Write out each line from the data below that includes the word "React".

**EXCERPTED RECORDS**:
──────────
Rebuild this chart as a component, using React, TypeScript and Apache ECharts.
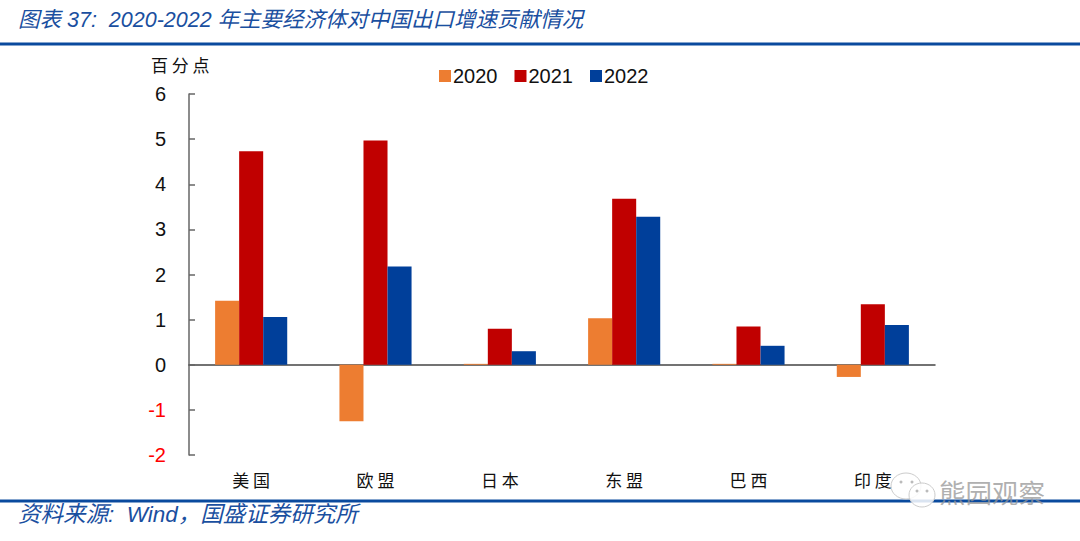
import React, { useEffect, useRef } from "react";
import * as echarts from "echarts";

const categories = ["美国", "欧盟", "日本", "东盟", "巴西", "印度"];
const years = ["2020", "2021", "2022"];
const values2020 = [1.42, -1.25, 0.02, 1.03, 0.02, -0.27];
const values2021 = [4.73, 4.97, 0.8, 3.68, 0.85, 1.34];
const values2022 = [1.06, 2.18, 0.3, 3.28, 0.42, 0.88];
const colors = ["#ED7D31", "#C00000", "#003F9A"];
const titleText = "图表 37:  2020-2022 年主要经济体对中国出口增速贡献情况";
const sourceText = "资料来源:  Wind\uFF0C国盛证券研究所";
const unitText = "百分点";
const watermark = "熊园观察";

const CJK = '"Liberation Sans", "Noto Sans CJK SC", sans-serif';

export default function App() {
  const ref = useRef<HTMLDivElement>(null);
  useEffect(() => {
    document.body.style.margin = "0";
    const chart = echarts.init(ref.current!, undefined, { renderer: "svg" });
    const seriesValues = [values2020, values2021, values2022];
    chart.setOption({
      animation: false,
      backgroundColor: "#ffffff",
      grid: { left: 189, right: 145, top: 94, bottom: 86, containLabel: false, outerBoundsMode: "none" },
      legend: {
        left: 434,
        top: 61,
        data: years,
        icon: "rect",
        itemWidth: 12,
        itemHeight: 12,
        itemGap: 17,
        textStyle: { fontFamily: "Liberation Sans", fontSize: 20, color: "#111", padding: [0, 0, 0, -3] },
      },
      xAxis: {
        type: "category",
        data: categories,
        axisLine: { onZero: true, lineStyle: { color: "#444", width: 1.5 } },
        axisTick: { show: false },
        axisLabel: {
          margin: 16,
          interval: 0,
          fontFamily: "Noto Sans CJK SC",
          fontSize: 17,
          color: "#111",
          formatter: (v: string) => v.split("").join(" "),
        },
      },
      yAxis: {
        type: "value",
        min: -2,
        max: 6,
        interval: 1,
        splitLine: { show: false },
        axisLine: { show: true, onZero: false, lineStyle: { color: "#666", width: 1.5 } },
        axisTick: { show: true, inside: true, length: 6, lineStyle: { color: "#666", width: 1.5 } },
        axisLabel: {
          margin: 23,
          fontFamily: "Liberation Sans",
          fontSize: 20,
          color: (v: any) => (Number(v) < 0 ? "#FF0000" : "#111"),
        },
      },
      series: years.map((name, i) => ({
        name,
        type: "bar",
        data: seriesValues[i],
        barGap: "0%",
        barCategoryGap: "42%",
        itemStyle: { color: colors[i] },
      })),
      graphic: [
        {
          type: "text",
          x: 18,
          y: 9,
          style: { text: titleText, font: `italic 21.5px ${CJK}`, fill: "#1A4FA0" },
        },
        { type: "rect", shape: { x: 0, y: 42.5, width: 1080, height: 3 }, style: { fill: "#0A4A9E" } },
        {
          type: "text",
          x: 151,
          y: 56,
          style: { text: unitText.split("").join(" "), font: '17px "Noto Sans CJK SC"', fill: "#111" },
        },
        { type: "rect", shape: { x: 0, y: 499.5, width: 1080, height: 3 }, style: { fill: "#0A4A9E" } },
        {
          type: "text",
          x: 18,
          y: 503,
          style: { text: sourceText, font: `italic 22.5px ${CJK}`, fill: "#1A4FA0" },
        },
        // WeChat-style watermark
        { type: "ellipse", shape: { cx: 906, cy: 486, rx: 15, ry: 13 }, style: { fill: "rgba(255,255,255,0.75)", stroke: "#ccc", lineWidth: 1 } },
        { type: "ellipse", shape: { cx: 922, cy: 495, rx: 13, ry: 12 }, style: { fill: "rgba(255,255,255,0.85)", stroke: "#ccc", lineWidth: 1 } },
        { type: "circle", shape: { cx: 901, cy: 482, r: 1.5 }, style: { fill: "#bbb" } },
        { type: "circle", shape: { cx: 912, cy: 482, r: 1.5 }, style: { fill: "#bbb" } },
        { type: "circle", shape: { cx: 917, cy: 491, r: 1.5 }, style: { fill: "#bbb" } },
        { type: "circle", shape: { cx: 927, cy: 491, r: 1.5 }, style: { fill: "#bbb" } },
        {
          type: "text",
          x: 939,
          y: 478,
          style: { text: watermark, font: '26.5px "Noto Sans CJK SC"', fill: "rgba(150,150,150,0.75)" },
        },
      ],
    });
    return () => chart.dispose();
  }, []);
  return <div ref={ref} style={{ width: 1080, height: 541 }} />;
}
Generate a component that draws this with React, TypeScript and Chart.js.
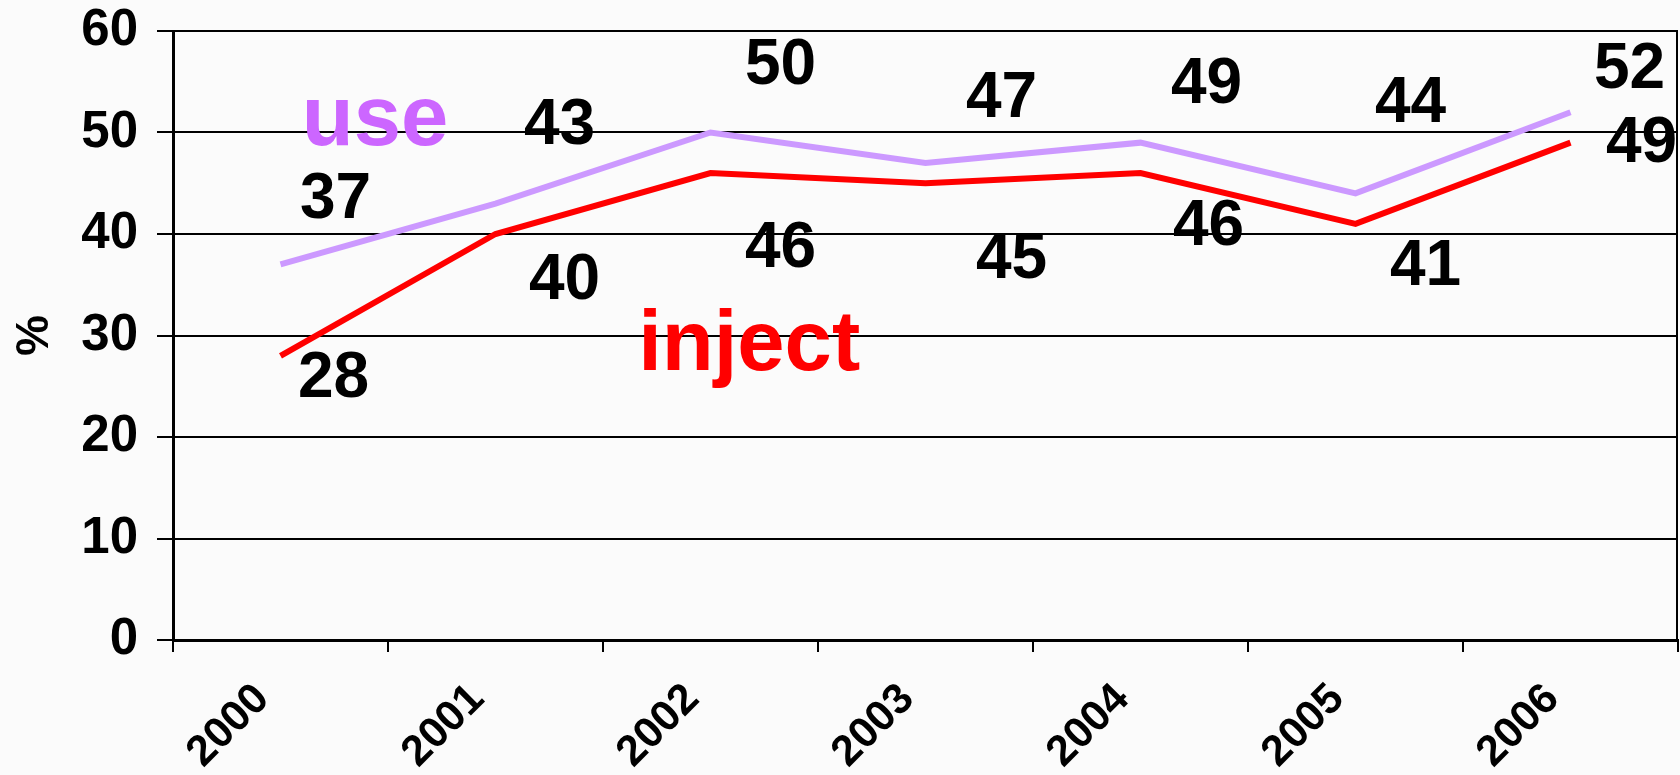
──────────
**FINISHED TASK**:
Rebuild this chart as a component, using React, TypeScript and Apache ECharts.
import React, { useEffect, useRef } from "react";
Generate a component that draws this with React, TypeScript and Chart.js.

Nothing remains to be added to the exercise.